Many local carers attended the afternoon, which was a wonderful break from their usual caring duties. One said: “Spending time in a lovely garden, away from our usual duties, even only for a couple of hours, is like a holiday, a lovely holiday.”
Commenting on the event, Nurse Consultant Katherine Gilbert of Hospice UK said:
“My colleagues from Thames Hospice and I had a wonderful afternoon exploring the beautiful gardens at Stonor Park. It was a pleasure to celebrate everything the National Garden Scheme has done to support hospice care over the past 25 years – thank you!”
What the funding means
Marie Curie has received £10.3 million in funding since 1996, making the National Garden Scheme one of their highest-value partners.

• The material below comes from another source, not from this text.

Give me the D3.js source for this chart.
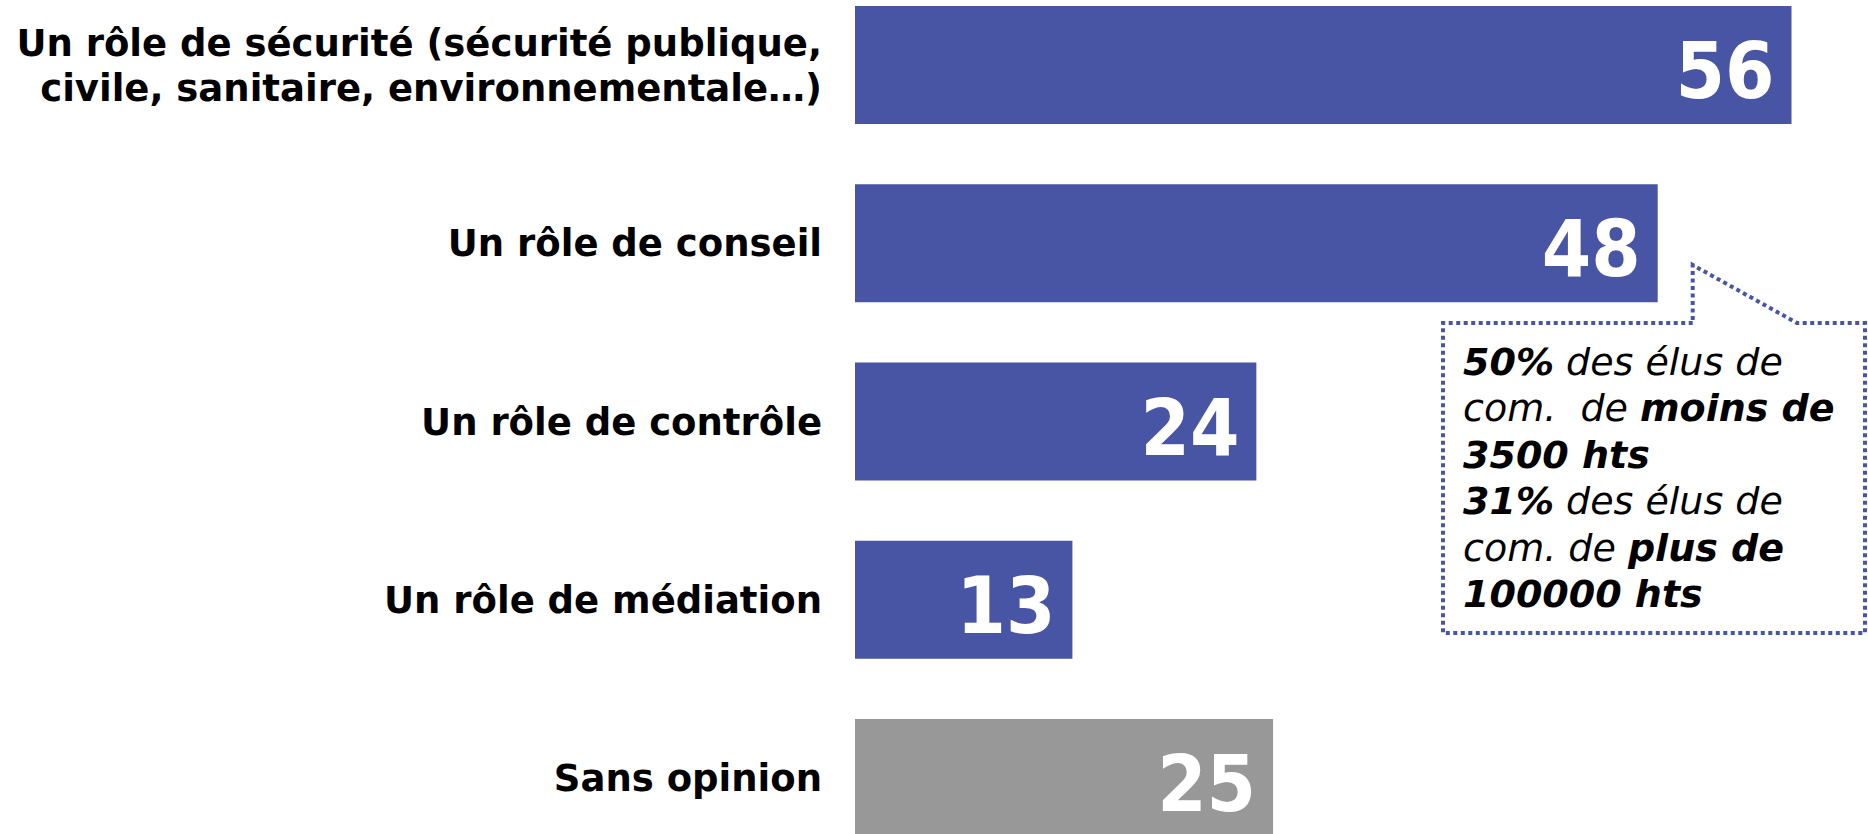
<!DOCTYPE html>
<meta charset="utf-8">
<style>
body { margin: 0; background: #fff; }
svg { display: block; font-family: "DejaVu Sans", Verdana, sans-serif; }
.label { font-weight: bold; font-size: 37px; fill: #000; }
.value { font-family: "DejaVu Sans Condensed", "DejaVu Sans", sans-serif; font-stretch: condensed;
         font-weight: bold; font-size: 79px; fill: #fff; }
.note { font-style: italic; font-size: 38px; fill: #000; white-space: pre; }
.note .b { font-weight: bold; }
</style>
<script src="https://d3js.org/d3.v7.min.js"></script>
<svg width="1868" height="834"></svg>
<script>
// data
var categories = [
  "Un rôle de sécurité (sécurité publique,\ncivile, sanitaire, environnementale…)",
  "Un rôle de conseil",
  "Un rôle de contrôle",
  "Un rôle de médiation",
  "Sans opinion"
];
var values = [56, 48, 24, 13, 25];

// callout text, [text, bold?] per segment
var noteLines = [
  [["50%", true], [" des élus de", false]],
  [["com.  de ", false], ["moins de", true]],
  [["3500 hts", true]],
  [["31%", true], [" des élus de", false]],
  [["com. de ", false], ["plus de", true]],
  [["100000 hts", true]]
];

var svg = d3.select("svg"),
    width = +svg.attr("width"),
    height = +svg.attr("height");

var blue = "#4855a5", grey = "#989898";

var x = d3.scaleLinear()
    .domain([0, 56])
    .range([855, 1791.5]);

var y = d3.scaleBand()
    .domain(categories)
    .range([6, 837])
    .paddingInner(0.338)
    .paddingOuter(0);

var data = categories.map(function(c, i) { return {cat: c, value: values[i]}; });

var row = svg.selectAll("g.row")
    .data(data)
  .enter().append("g")
    .attr("class", "row");

row.append("rect")
    .attr("x", x(0))
    .attr("y", function(d) { return y(d.cat); })
    .attr("width", function(d) { return x(d.value) - x(0); })
    .attr("height", y.bandwidth())
    .attr("fill", function(d) { return d.cat == "Sans opinion" ? grey : blue; });

row.append("text")
    .attr("class", "value")
    .attr("text-anchor", "end")
    .attr("x", function(d) { return x(d.value) - 17; })
    .attr("y", function(d) { return y(d.cat) + y.bandwidth() / 2 + 33; })
    .text(function(d) { return d.value; });

var lineH = 45;
row.append("text")
    .attr("class", "label")
    .attr("text-anchor", "end")
  .selectAll("tspan")
    .data(function(d) {
      var lines = d.cat.split("\n");
      var c = y(d.cat) + y.bandwidth() / 2;
      return lines.map(function(l, i) {
        return {t: l, y: c + 13 - (lines.length - 1) * lineH / 2 + i * lineH};
      });
    })
  .enter().append("tspan")
    .attr("x", 822)
    .attr("y", function(d) { return d.y; })
    .text(function(d) { return d.t; });

// callout with pointer towards the "conseil" bar
var box = {x0: 1443, y0: 323, x1: 1865, y1: 633};
var tip = [x(48) + 35, 265];
var p = d3.path();
p.moveTo(tip[0], box.y0);
p.lineTo(box.x0, box.y0);
p.lineTo(box.x0, box.y1);
p.lineTo(box.x1, box.y1);
p.lineTo(box.x1, box.y0);
p.lineTo(1797, box.y0);
p.lineTo(tip[0], tip[1]);
p.closePath();

svg.append("path")
    .attr("d", p.toString())
    .attr("fill", "#fff")
    .attr("stroke", blue)
    .attr("stroke-width", 4)
    .attr("stroke-dasharray", "4,3.5");

var note = svg.append("text")
    .attr("class", "note");

note.selectAll("tspan.line")
    .data(noteLines)
  .enter().append("tspan")
    .attr("class", "line")
    .attr("x", 1463)
    .attr("y", function(d, i) { return 375 + i * 46.4; })
  .selectAll("tspan")
    .data(function(d) { return d; })
  .enter().append("tspan")
    .attr("class", function(d) { return d[1] ? "b" : null; })
    .text(function(d) { return d[0]; });
</script>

Marie Curie CEO, Matthew Reed said:
“The long-term support of the National Garden Scheme has been fundamental to our operations over the last 25 years, and we’re proud to have a partner like them by our side throughout the changing landscape for over two decades.
“The partnership has enabled us to continue the essential provision of our national end of life community nursing service, including funding crucial career progression costs for nurses, to support our nine hospices, our Information and Support service and Helpline. Not only that, but previously opening up our own gardens for the Scheme has been a welcome way to invite the public into our hospices, which we’ve loved participating in.
“The National Garden Scheme is, and continues to be one of our longest-standing and most valued partners, and we’re delighted to be continuing to work with them as we look to transform end of life care across the UK, together.”
In addition to the funding received, like Marie Curie, Hospice UK encourages its own hospice gardens to open for the National Garden Scheme providing an open door to local communities and helping to raise awareness and funds for their important work.
Hospice UK CEO Tracey Bleakley said:
“Inviting the public to visit our hospice gardens is a wonderful way to share our work with a wider audience and to share the benefits of these beautiful spaces with others.
“It’s a perfect partnership. The £6.4 million we’ve received from the National Garden Scheme and the long-term commitment has underpinned the support we’ve been able to provide to the whole hospice sector. Funding from the National Garden Scheme has also supported a bursary programme for hospices and our annual awards ceremony which celebrates the achievements of our hospice staff and volunteers. In addition, National Garden Scheme gardens provide a wonderful space for our beneficiaries, staff and supporters to relax, learn and unwind.”
Access to National Garden Scheme gardens has also been important to Carers Trust, which supports around 438,000 unpaid carers every year in the UK.
Svetlana Kirov, Director of Fundraising at Carers Trust, said:
“The National Garden Scheme was an early supporter of unpaid carers, and its continued funding for 25 years has made a dramatic impact on what we have been able to do during that time.
“We’re hugely grateful for this long-term commitment from the National Garden Scheme. The £5 million has transformed the lives of unpaid carers across the UK, not least because it has meant we have been able to provide them with respite from, and more support with, their caring role. In recent years the programme of free group carer visits to National Garden Scheme gardens has also been a real gift for carers, giving them the precious opportunity to enjoy the company and laughter of their fellow carers in the most beautiful surroundings imaginable.”